* _WRITTEN EXERCISE_
Write out the listing below in full and exactly, leaving out every picture.

* _DATASET EXTRACT_

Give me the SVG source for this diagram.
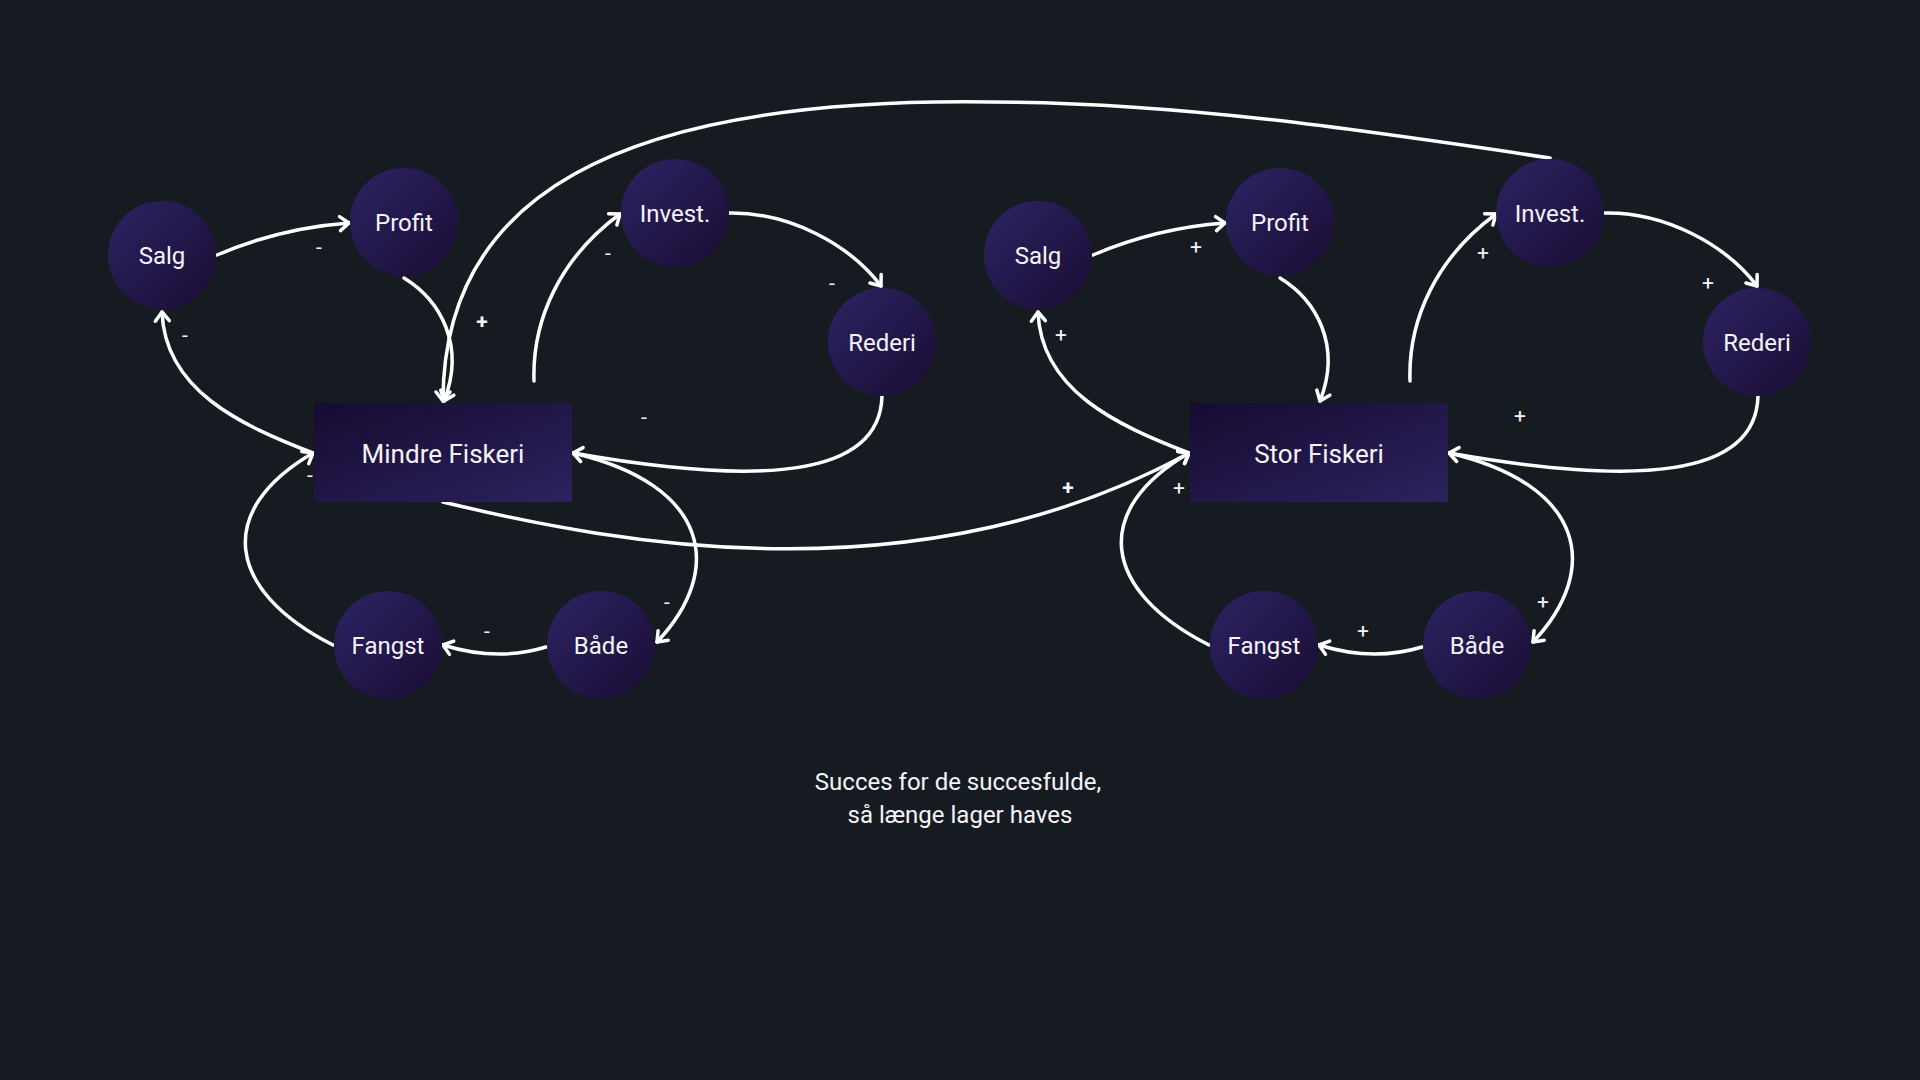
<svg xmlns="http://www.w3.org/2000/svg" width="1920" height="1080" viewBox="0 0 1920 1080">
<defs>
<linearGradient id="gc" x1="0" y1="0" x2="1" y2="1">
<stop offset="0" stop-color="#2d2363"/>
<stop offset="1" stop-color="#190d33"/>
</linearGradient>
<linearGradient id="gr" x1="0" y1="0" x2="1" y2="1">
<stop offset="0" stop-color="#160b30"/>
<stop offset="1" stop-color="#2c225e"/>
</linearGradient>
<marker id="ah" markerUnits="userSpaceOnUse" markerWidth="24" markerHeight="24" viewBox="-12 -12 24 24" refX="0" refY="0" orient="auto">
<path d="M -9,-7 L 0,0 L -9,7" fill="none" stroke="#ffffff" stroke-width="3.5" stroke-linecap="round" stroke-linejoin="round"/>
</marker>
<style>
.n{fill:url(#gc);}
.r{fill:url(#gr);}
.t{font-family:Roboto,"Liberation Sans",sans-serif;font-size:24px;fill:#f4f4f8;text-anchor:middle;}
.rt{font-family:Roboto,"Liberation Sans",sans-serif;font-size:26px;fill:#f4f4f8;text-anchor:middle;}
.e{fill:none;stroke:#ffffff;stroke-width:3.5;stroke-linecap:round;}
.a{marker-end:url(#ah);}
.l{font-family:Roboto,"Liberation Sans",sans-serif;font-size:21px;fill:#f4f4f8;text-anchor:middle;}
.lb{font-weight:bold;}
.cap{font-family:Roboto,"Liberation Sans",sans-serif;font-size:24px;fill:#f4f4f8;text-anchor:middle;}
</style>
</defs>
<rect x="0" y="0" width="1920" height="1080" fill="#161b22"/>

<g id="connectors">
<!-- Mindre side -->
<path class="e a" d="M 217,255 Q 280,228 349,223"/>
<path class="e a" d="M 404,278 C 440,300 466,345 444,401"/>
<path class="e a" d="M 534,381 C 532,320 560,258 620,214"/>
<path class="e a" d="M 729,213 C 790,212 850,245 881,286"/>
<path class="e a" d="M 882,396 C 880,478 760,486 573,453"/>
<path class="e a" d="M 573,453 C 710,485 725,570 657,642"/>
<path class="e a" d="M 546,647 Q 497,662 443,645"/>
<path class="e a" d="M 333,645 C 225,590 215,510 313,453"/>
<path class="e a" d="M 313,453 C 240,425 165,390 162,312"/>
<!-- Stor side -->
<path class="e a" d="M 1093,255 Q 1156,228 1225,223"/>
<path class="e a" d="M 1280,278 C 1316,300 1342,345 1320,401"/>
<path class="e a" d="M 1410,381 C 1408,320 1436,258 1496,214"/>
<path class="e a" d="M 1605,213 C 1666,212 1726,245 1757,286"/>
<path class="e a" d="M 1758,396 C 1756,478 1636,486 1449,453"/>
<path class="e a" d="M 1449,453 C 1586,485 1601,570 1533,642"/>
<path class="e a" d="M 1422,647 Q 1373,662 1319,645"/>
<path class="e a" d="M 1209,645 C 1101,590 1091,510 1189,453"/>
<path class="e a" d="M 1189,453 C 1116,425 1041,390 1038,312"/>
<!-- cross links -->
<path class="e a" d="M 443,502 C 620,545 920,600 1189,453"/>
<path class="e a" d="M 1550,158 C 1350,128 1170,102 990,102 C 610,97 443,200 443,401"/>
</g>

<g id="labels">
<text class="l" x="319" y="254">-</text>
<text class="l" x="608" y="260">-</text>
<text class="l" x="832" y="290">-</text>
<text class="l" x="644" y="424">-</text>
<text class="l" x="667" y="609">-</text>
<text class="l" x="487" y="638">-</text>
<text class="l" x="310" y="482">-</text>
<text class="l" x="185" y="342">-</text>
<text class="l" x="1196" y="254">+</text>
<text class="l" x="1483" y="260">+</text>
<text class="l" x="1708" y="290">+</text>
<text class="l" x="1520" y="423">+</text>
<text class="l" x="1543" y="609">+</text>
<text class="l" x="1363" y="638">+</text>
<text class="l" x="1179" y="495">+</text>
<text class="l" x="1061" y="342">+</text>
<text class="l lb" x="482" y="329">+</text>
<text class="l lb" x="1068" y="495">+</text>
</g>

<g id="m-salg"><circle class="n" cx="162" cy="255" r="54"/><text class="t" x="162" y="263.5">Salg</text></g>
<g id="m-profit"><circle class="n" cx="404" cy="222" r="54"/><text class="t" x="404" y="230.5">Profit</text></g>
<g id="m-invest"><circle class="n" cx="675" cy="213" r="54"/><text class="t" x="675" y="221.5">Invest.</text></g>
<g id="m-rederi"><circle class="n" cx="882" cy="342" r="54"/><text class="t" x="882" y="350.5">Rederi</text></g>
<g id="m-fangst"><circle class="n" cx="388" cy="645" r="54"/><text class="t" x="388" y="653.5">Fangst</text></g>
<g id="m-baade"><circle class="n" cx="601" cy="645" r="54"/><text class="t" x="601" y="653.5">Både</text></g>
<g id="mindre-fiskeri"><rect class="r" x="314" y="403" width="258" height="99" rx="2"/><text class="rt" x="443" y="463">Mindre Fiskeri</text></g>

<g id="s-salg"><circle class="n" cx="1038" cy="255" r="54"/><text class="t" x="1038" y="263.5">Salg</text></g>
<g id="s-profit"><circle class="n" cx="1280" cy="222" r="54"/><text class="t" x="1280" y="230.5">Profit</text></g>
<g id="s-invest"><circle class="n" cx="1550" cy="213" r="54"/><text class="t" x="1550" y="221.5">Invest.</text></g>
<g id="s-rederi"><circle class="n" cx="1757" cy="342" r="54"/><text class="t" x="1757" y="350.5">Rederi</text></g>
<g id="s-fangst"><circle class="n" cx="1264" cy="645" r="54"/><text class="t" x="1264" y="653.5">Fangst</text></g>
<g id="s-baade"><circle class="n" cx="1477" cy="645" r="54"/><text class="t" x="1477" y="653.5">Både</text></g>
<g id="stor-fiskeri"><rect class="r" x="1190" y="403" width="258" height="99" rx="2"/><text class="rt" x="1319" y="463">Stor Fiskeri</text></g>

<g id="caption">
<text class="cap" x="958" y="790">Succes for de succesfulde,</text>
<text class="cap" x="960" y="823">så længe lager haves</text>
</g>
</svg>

* _ANSWER TO THIS PROBLEM_
Give me the SVG source for this diagram.
<svg xmlns="http://www.w3.org/2000/svg" width="1920" height="1080" viewBox="0 0 1920 1080">
<defs>
<linearGradient id="gc" x1="0" y1="0" x2="1" y2="1">
<stop offset="0" stop-color="#2d2363"/>
<stop offset="1" stop-color="#190d33"/>
</linearGradient>
<linearGradient id="gr" x1="0" y1="0" x2="1" y2="1">
<stop offset="0" stop-color="#160b30"/>
<stop offset="1" stop-color="#2c225e"/>
</linearGradient>
<marker id="ah" markerUnits="userSpaceOnUse" markerWidth="24" markerHeight="24" viewBox="-12 -12 24 24" refX="0" refY="0" orient="auto">
<path d="M -9,-7 L 0,0 L -9,7" fill="none" stroke="#ffffff" stroke-width="3.5" stroke-linecap="round" stroke-linejoin="round"/>
</marker>
<style>
.n{fill:url(#gc);}
.r{fill:url(#gr);}
.t{font-family:Roboto,"Liberation Sans",sans-serif;font-size:24px;fill:#f4f4f8;text-anchor:middle;}
.rt{font-family:Roboto,"Liberation Sans",sans-serif;font-size:26px;fill:#f4f4f8;text-anchor:middle;}
.e{fill:none;stroke:#ffffff;stroke-width:3.5;stroke-linecap:round;}
.a{marker-end:url(#ah);}
.l{font-family:Roboto,"Liberation Sans",sans-serif;font-size:21px;fill:#f4f4f8;text-anchor:middle;}
.lb{font-weight:bold;}
.cap{font-family:Roboto,"Liberation Sans",sans-serif;font-size:24px;fill:#f4f4f8;text-anchor:middle;}
</style>
</defs>
<rect x="0" y="0" width="1920" height="1080" fill="#161b22"/>

<g id="connectors">
<!-- Mindre side -->
<path class="e a" d="M 217,255 Q 280,228 349,223"/>
<path class="e a" d="M 404,278 C 440,300 466,345 444,401"/>
<path class="e a" d="M 534,381 C 532,320 560,258 620,214"/>
<path class="e a" d="M 729,213 C 790,212 850,245 881,286"/>
<path class="e a" d="M 882,396 C 880,478 760,486 573,453"/>
<path class="e a" d="M 573,453 C 710,485 725,570 657,642"/>
<path class="e a" d="M 546,647 Q 497,662 443,645"/>
<path class="e a" d="M 333,645 C 225,590 215,510 313,453"/>
<path class="e a" d="M 313,453 C 240,425 165,390 162,312"/>
<!-- Stor side -->
<path class="e a" d="M 1093,255 Q 1156,228 1225,223"/>
<path class="e a" d="M 1280,278 C 1316,300 1342,345 1320,401"/>
<path class="e a" d="M 1410,381 C 1408,320 1436,258 1496,214"/>
<path class="e a" d="M 1605,213 C 1666,212 1726,245 1757,286"/>
<path class="e a" d="M 1758,396 C 1756,478 1636,486 1449,453"/>
<path class="e a" d="M 1449,453 C 1586,485 1601,570 1533,642"/>
<path class="e a" d="M 1422,647 Q 1373,662 1319,645"/>
<path class="e a" d="M 1209,645 C 1101,590 1091,510 1189,453"/>
<path class="e a" d="M 1189,453 C 1116,425 1041,390 1038,312"/>
<!-- cross links -->
<path class="e a" d="M 443,502 C 620,545 920,600 1189,453"/>
<path class="e a" d="M 1550,158 C 1350,128 1170,102 990,102 C 610,97 443,200 443,401"/>
</g>

<g id="labels">
<text class="l" x="319" y="254">-</text>
<text class="l" x="608" y="260">-</text>
<text class="l" x="832" y="290">-</text>
<text class="l" x="644" y="424">-</text>
<text class="l" x="667" y="609">-</text>
<text class="l" x="487" y="638">-</text>
<text class="l" x="310" y="482">-</text>
<text class="l" x="185" y="342">-</text>
<text class="l" x="1196" y="254">+</text>
<text class="l" x="1483" y="260">+</text>
<text class="l" x="1708" y="290">+</text>
<text class="l" x="1520" y="423">+</text>
<text class="l" x="1543" y="609">+</text>
<text class="l" x="1363" y="638">+</text>
<text class="l" x="1179" y="495">+</text>
<text class="l" x="1061" y="342">+</text>
<text class="l lb" x="482" y="329">+</text>
<text class="l lb" x="1068" y="495">+</text>
</g>

<g id="m-salg"><circle class="n" cx="162" cy="255" r="54"/><text class="t" x="162" y="263.5">Salg</text></g>
<g id="m-profit"><circle class="n" cx="404" cy="222" r="54"/><text class="t" x="404" y="230.5">Profit</text></g>
<g id="m-invest"><circle class="n" cx="675" cy="213" r="54"/><text class="t" x="675" y="221.5">Invest.</text></g>
<g id="m-rederi"><circle class="n" cx="882" cy="342" r="54"/><text class="t" x="882" y="350.5">Rederi</text></g>
<g id="m-fangst"><circle class="n" cx="388" cy="645" r="54"/><text class="t" x="388" y="653.5">Fangst</text></g>
<g id="m-baade"><circle class="n" cx="601" cy="645" r="54"/><text class="t" x="601" y="653.5">Både</text></g>
<g id="mindre-fiskeri"><rect class="r" x="314" y="403" width="258" height="99" rx="2"/><text class="rt" x="443" y="463">Mindre Fiskeri</text></g>

<g id="s-salg"><circle class="n" cx="1038" cy="255" r="54"/><text class="t" x="1038" y="263.5">Salg</text></g>
<g id="s-profit"><circle class="n" cx="1280" cy="222" r="54"/><text class="t" x="1280" y="230.5">Profit</text></g>
<g id="s-invest"><circle class="n" cx="1550" cy="213" r="54"/><text class="t" x="1550" y="221.5">Invest.</text></g>
<g id="s-rederi"><circle class="n" cx="1757" cy="342" r="54"/><text class="t" x="1757" y="350.5">Rederi</text></g>
<g id="s-fangst"><circle class="n" cx="1264" cy="645" r="54"/><text class="t" x="1264" y="653.5">Fangst</text></g>
<g id="s-baade"><circle class="n" cx="1477" cy="645" r="54"/><text class="t" x="1477" y="653.5">Både</text></g>
<g id="stor-fiskeri"><rect class="r" x="1190" y="403" width="258" height="99" rx="2"/><text class="rt" x="1319" y="463">Stor Fiskeri</text></g>

<g id="caption">
<text class="cap" x="958" y="790">Succes for de succesfulde,</text>
<text class="cap" x="960" y="823">så længe lager haves</text>
</g>
</svg>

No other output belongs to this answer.